PPP seeks probe of alleged vote-rigging

22 Feb, 2008

The Pakistan People's Party of slain opposition leader Benazir Bhutto on Thursday demanded the formation of a judicial commission to investigate complaints of vote-rigging. The commission should examine allegations of electoral fraud and rigging in Karachi city and elsewhere in Sindh province, senior PPP official Lateef Khosa told a news conference.
"Rigging was committed in targeted constituencies" by candidates backing President Pervez Musharraf, he said. Khosa's allegations followed a Wednesday night news conference in which Asif Ali Zardari, alleged authorities were withholding the results of Monday's parliamentary polls and attempting to change them.

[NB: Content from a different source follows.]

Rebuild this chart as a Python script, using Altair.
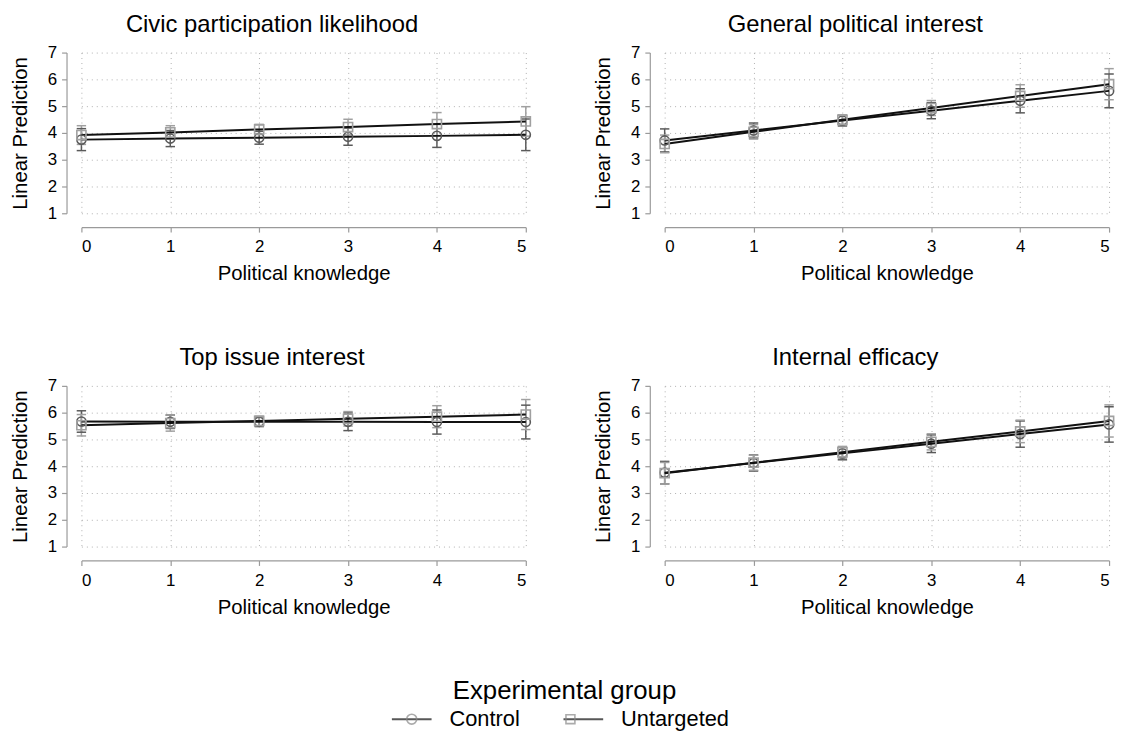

Khosa showed reporters ballot papers he said were already stamped in favour of Muttahida Qaumi Movement (MQM) candidates in Karachi. MQM belonged to a coalition that backed Musharraf in the last parliament.
Khosa said his workers seized thousands of such ballot papers. PPP and the party of former prime minister Nawaz Sharif handed Musharraf's allies a crushing defeat in Monday's vote. He faces possible impeachment if an opposition government has a two-thirds majority. The election commission has not yet released the official results, saying that about half a dozen seats have yet to be confirmed.
With votes counted in 258 out of 272 constituencies, the PPP and Sharif's party had a combined total of 153 seats, the election commission said. The former ruling Pakistan Muslim League-Q (PML-Q) and its allies had 58.